--- START ---
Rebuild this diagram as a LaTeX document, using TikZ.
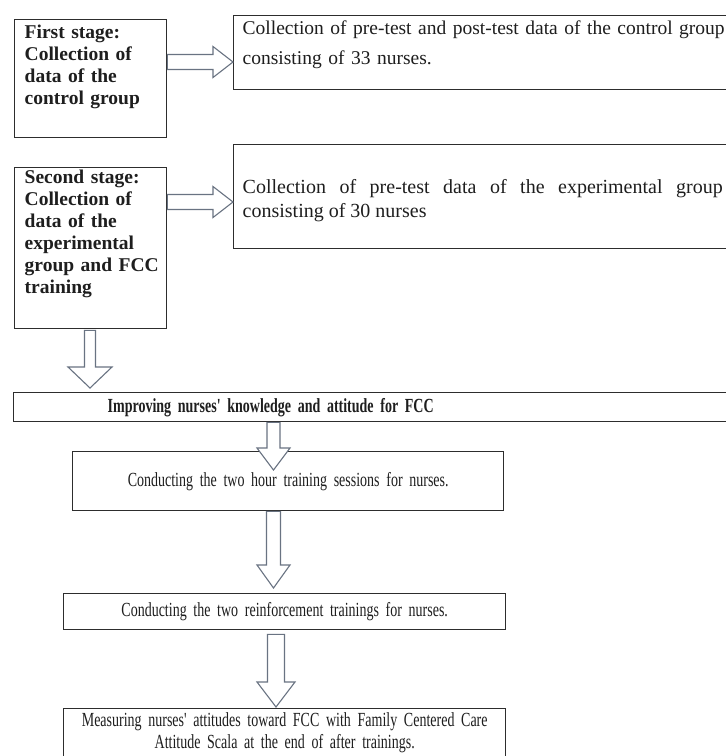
\documentclass[tikz,border=0pt]{standalone}
\usepackage{fontspec}
\setmainfont{Liberation Serif}
\newfontfamily\condfont[FakeStretch=0.70]{Liberation Serif}
\usetikzlibrary{calc}
\definecolor{boxline}{RGB}{45,45,45}
\definecolor{arrline}{RGB}{105,115,130}
\definecolor{txt}{RGB}{30,30,30}
\newcommand\tightspace{\spaceskip=3.6pt plus 1pt minus 0.5pt\relax}
\tikzset{
  box/.style={draw=boxline, line width=1.4pt, fill=white, rectangle, anchor=north west, text=txt},
  blockarr/.style={draw=arrline, line width=1.1pt, fill=white, line join=miter},
  stagefont/.style={font=\fontsize{19.5}{22}\selectfont\bfseries},
  datafont/.style={font=\fontsize{19.5}{30}\selectfont},
  condtext/.style={font=\condfont\fontsize{20}{22}\selectfont\tightspace},
}
% horizontal hollow block arrow: from #1 to #2, shaft half width #3, head half width #4, head length #5
\newcommand\hblockarrow[5]{%
  \draw[blockarr] let \p1=(#1), \p2=(#2) in
    (\x1,\y1+#3) -- (\x2-#5,\y1+#3) -- (\x2-#5,\y1+#4) -- (\x2,\y1)
    -- (\x2-#5,\y1-#4) -- (\x2-#5,\y1-#3) -- (\x1,\y1-#3) -- cycle;}
% vertical (downward) hollow block arrow
\newcommand\vblockarrow[5]{%
  \draw[blockarr] let \p1=(#1), \p2=(#2) in
    (\x1-#3,\y1) -- (\x1-#3,\y2+#5) -- (\x1-#4,\y2+#5) -- (\x1,\y2)
    -- (\x1+#4,\y2+#5) -- (\x1+#3,\y2+#5) -- (\x1+#3,\y1) -- cycle;}
\begin{document}
\begin{tikzpicture}[x=1pt,y=-1pt]
\useasboundingbox (0,0) rectangle (726,756);
\fill[white] (0,0) rectangle (726,756);
\clip (0,0) rectangle (726,756);

% stage boxes
\node[box, stagefont, inner xsep=10pt, inner ysep=0pt, text width=132pt,
      text height=19pt, text depth=99pt, align=left] (s1) at (14,19)
  {First stage:\\ Collection of\\ data of the\\ control group};
\node[box, stagefont, inner xsep=10pt, inner ysep=0pt, text width=132pt,
      text height=16pt, text depth=145pt, align=left] (s2) at (14,167)
  {Second stage:\\ Collection of\\ data of the\\ experimental\\ \mbox{group and FCC}\\ training};

% data boxes
\node[box, datafont, inner xsep=9pt, inner ysep=0pt, text width=495pt,
      text height=19pt, text depth=55pt, align=left] (a) at (233,15)
  {Collection of pre-test and post-test data of the control group\\ consisting of 33 nurses.};
\node[box, font=\fontsize{20}{24}\selectfont, inner xsep=9pt, inner ysep=0pt, text width=480pt,
      text height=49pt, text depth=55pt, align=justify] (b) at (233,144)
  {\hyphenpenalty=10000\exhyphenpenalty=10000\tolerance=10000
   Collection of pre-test data of the experimental group\linebreak consisting of 30 nurses};

% flow boxes
\node[box, font={\condfont\bfseries\fontsize{20}{22}\selectfont\tightspace}, inner xsep=0pt, inner ysep=0pt,
      text width=740pt, minimum height=29pt, align=left] (c) at (13,392)
  {\hspace*{94pt}Improving nurses' knowledge and attitude for FCC};
\node[box, condtext, inner sep=0pt, text width=420pt, minimum width=431pt,
      minimum height=59pt, align=center] (d) at (72,451)
  {Conducting the two hour training sessions for nurses.};
\node[box, condtext, inner sep=0pt, text width=420pt, minimum width=442pt,
      minimum height=36pt, align=center] (e) at (63,593)
  {Conducting the two reinforcement trainings for nurses.};
\node[box, condtext, inner xsep=5pt, inner ysep=0pt, text width=432pt,
      text height=18pt, text depth=62pt, align=center] (f) at (63,708)
  {\mbox{Measuring nurses' attitudes toward FCC with Family Centered Care}\\
   Attitude Scala at the end of after trainings.};

% connector coordinates
\coordinate (r1s) at ($(s1.north east)+(0,43)$);
\coordinate (r1e) at (r1s -| a.west);
\coordinate (r2s) at ($(s2.north east)+(0,35)$);
\coordinate (r2e) at (r2s -| b.west);
\coordinate (d1s) at ($(s2.south west)+(76,1)$);
\coordinate (d1e) at ($(d1s |- c.north)+(0,-4)$);
\coordinate (d2s) at ($(c.south west)+(260.5,0)$);
\coordinate (d2e) at ($(d2s |- d.north)+(0,19)$);
\coordinate (d3s) at (d2s |- d.south);
\coordinate (d3e) at ($(d3s |- e.north)+(0,-5)$);
\coordinate (d4s) at ($(e.south west)+(213,4)$);
\coordinate (d4e) at ($(d4s |- f.north)+(0,-1)$);

% block arrows
\hblockarrow{r1s}{r1e}{7.5pt}{15.5pt}{20pt}
\hblockarrow{r2s}{r2e}{7.5pt}{15.5pt}{20pt}
\vblockarrow{d1s}{d1e}{5.5pt}{22pt}{21pt}
\vblockarrow{d2s}{d2e}{6.5pt}{16.5pt}{22pt}
\vblockarrow{d3s}{d3e}{7pt}{16.5pt}{23pt}
\vblockarrow{d4s}{d4e}{8.5pt}{19pt}{25pt}
\end{tikzpicture}
\end{document}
--- END ---
== What the task asks ==
Each line of the data is to be duplicated exactly; pictures stay out of the copy.

== Right answer ==
Rebuild this diagram as a LaTeX document, using TikZ.
\documentclass[tikz,border=0pt]{standalone}
\usepackage{fontspec}
\setmainfont{Liberation Serif}
\newfontfamily\condfont[FakeStretch=0.70]{Liberation Serif}
\usetikzlibrary{calc}
\definecolor{boxline}{RGB}{45,45,45}
\definecolor{arrline}{RGB}{105,115,130}
\definecolor{txt}{RGB}{30,30,30}
\newcommand\tightspace{\spaceskip=3.6pt plus 1pt minus 0.5pt\relax}
\tikzset{
  box/.style={draw=boxline, line width=1.4pt, fill=white, rectangle, anchor=north west, text=txt},
  blockarr/.style={draw=arrline, line width=1.1pt, fill=white, line join=miter},
  stagefont/.style={font=\fontsize{19.5}{22}\selectfont\bfseries},
  datafont/.style={font=\fontsize{19.5}{30}\selectfont},
  condtext/.style={font=\condfont\fontsize{20}{22}\selectfont\tightspace},
}
% horizontal hollow block arrow: from #1 to #2, shaft half width #3, head half width #4, head length #5
\newcommand\hblockarrow[5]{%
  \draw[blockarr] let \p1=(#1), \p2=(#2) in
    (\x1,\y1+#3) -- (\x2-#5,\y1+#3) -- (\x2-#5,\y1+#4) -- (\x2,\y1)
    -- (\x2-#5,\y1-#4) -- (\x2-#5,\y1-#3) -- (\x1,\y1-#3) -- cycle;}
% vertical (downward) hollow block arrow
\newcommand\vblockarrow[5]{%
  \draw[blockarr] let \p1=(#1), \p2=(#2) in
    (\x1-#3,\y1) -- (\x1-#3,\y2+#5) -- (\x1-#4,\y2+#5) -- (\x1,\y2)
    -- (\x1+#4,\y2+#5) -- (\x1+#3,\y2+#5) -- (\x1+#3,\y1) -- cycle;}
\begin{document}
\begin{tikzpicture}[x=1pt,y=-1pt]
\useasboundingbox (0,0) rectangle (726,756);
\fill[white] (0,0) rectangle (726,756);
\clip (0,0) rectangle (726,756);

% stage boxes
\node[box, stagefont, inner xsep=10pt, inner ysep=0pt, text width=132pt,
      text height=19pt, text depth=99pt, align=left] (s1) at (14,19)
  {First stage:\\ Collection of\\ data of the\\ control group};
\node[box, stagefont, inner xsep=10pt, inner ysep=0pt, text width=132pt,
      text height=16pt, text depth=145pt, align=left] (s2) at (14,167)
  {Second stage:\\ Collection of\\ data of the\\ experimental\\ \mbox{group and FCC}\\ training};

% data boxes
\node[box, datafont, inner xsep=9pt, inner ysep=0pt, text width=495pt,
      text height=19pt, text depth=55pt, align=left] (a) at (233,15)
  {Collection of pre-test and post-test data of the control group\\ consisting of 33 nurses.};
\node[box, font=\fontsize{20}{24}\selectfont, inner xsep=9pt, inner ysep=0pt, text width=480pt,
      text height=49pt, text depth=55pt, align=justify] (b) at (233,144)
  {\hyphenpenalty=10000\exhyphenpenalty=10000\tolerance=10000
   Collection of pre-test data of the experimental group\linebreak consisting of 30 nurses};

% flow boxes
\node[box, font={\condfont\bfseries\fontsize{20}{22}\selectfont\tightspace}, inner xsep=0pt, inner ysep=0pt,
      text width=740pt, minimum height=29pt, align=left] (c) at (13,392)
  {\hspace*{94pt}Improving nurses' knowledge and attitude for FCC};
\node[box, condtext, inner sep=0pt, text width=420pt, minimum width=431pt,
      minimum height=59pt, align=center] (d) at (72,451)
  {Conducting the two hour training sessions for nurses.};
\node[box, condtext, inner sep=0pt, text width=420pt, minimum width=442pt,
      minimum height=36pt, align=center] (e) at (63,593)
  {Conducting the two reinforcement trainings for nurses.};
\node[box, condtext, inner xsep=5pt, inner ysep=0pt, text width=432pt,
      text height=18pt, text depth=62pt, align=center] (f) at (63,708)
  {\mbox{Measuring nurses' attitudes toward FCC with Family Centered Care}\\
   Attitude Scala at the end of after trainings.};

% connector coordinates
\coordinate (r1s) at ($(s1.north east)+(0,43)$);
\coordinate (r1e) at (r1s -| a.west);
\coordinate (r2s) at ($(s2.north east)+(0,35)$);
\coordinate (r2e) at (r2s -| b.west);
\coordinate (d1s) at ($(s2.south west)+(76,1)$);
\coordinate (d1e) at ($(d1s |- c.north)+(0,-4)$);
\coordinate (d2s) at ($(c.south west)+(260.5,0)$);
\coordinate (d2e) at ($(d2s |- d.north)+(0,19)$);
\coordinate (d3s) at (d2s |- d.south);
\coordinate (d3e) at ($(d3s |- e.north)+(0,-5)$);
\coordinate (d4s) at ($(e.south west)+(213,4)$);
\coordinate (d4e) at ($(d4s |- f.north)+(0,-1)$);

% block arrows
\hblockarrow{r1s}{r1e}{7.5pt}{15.5pt}{20pt}
\hblockarrow{r2s}{r2e}{7.5pt}{15.5pt}{20pt}
\vblockarrow{d1s}{d1e}{5.5pt}{22pt}{21pt}
\vblockarrow{d2s}{d2e}{6.5pt}{16.5pt}{22pt}
\vblockarrow{d3s}{d3e}{7pt}{16.5pt}{23pt}
\vblockarrow{d4s}{d4e}{8.5pt}{19pt}{25pt}
\end{tikzpicture}
\end{document}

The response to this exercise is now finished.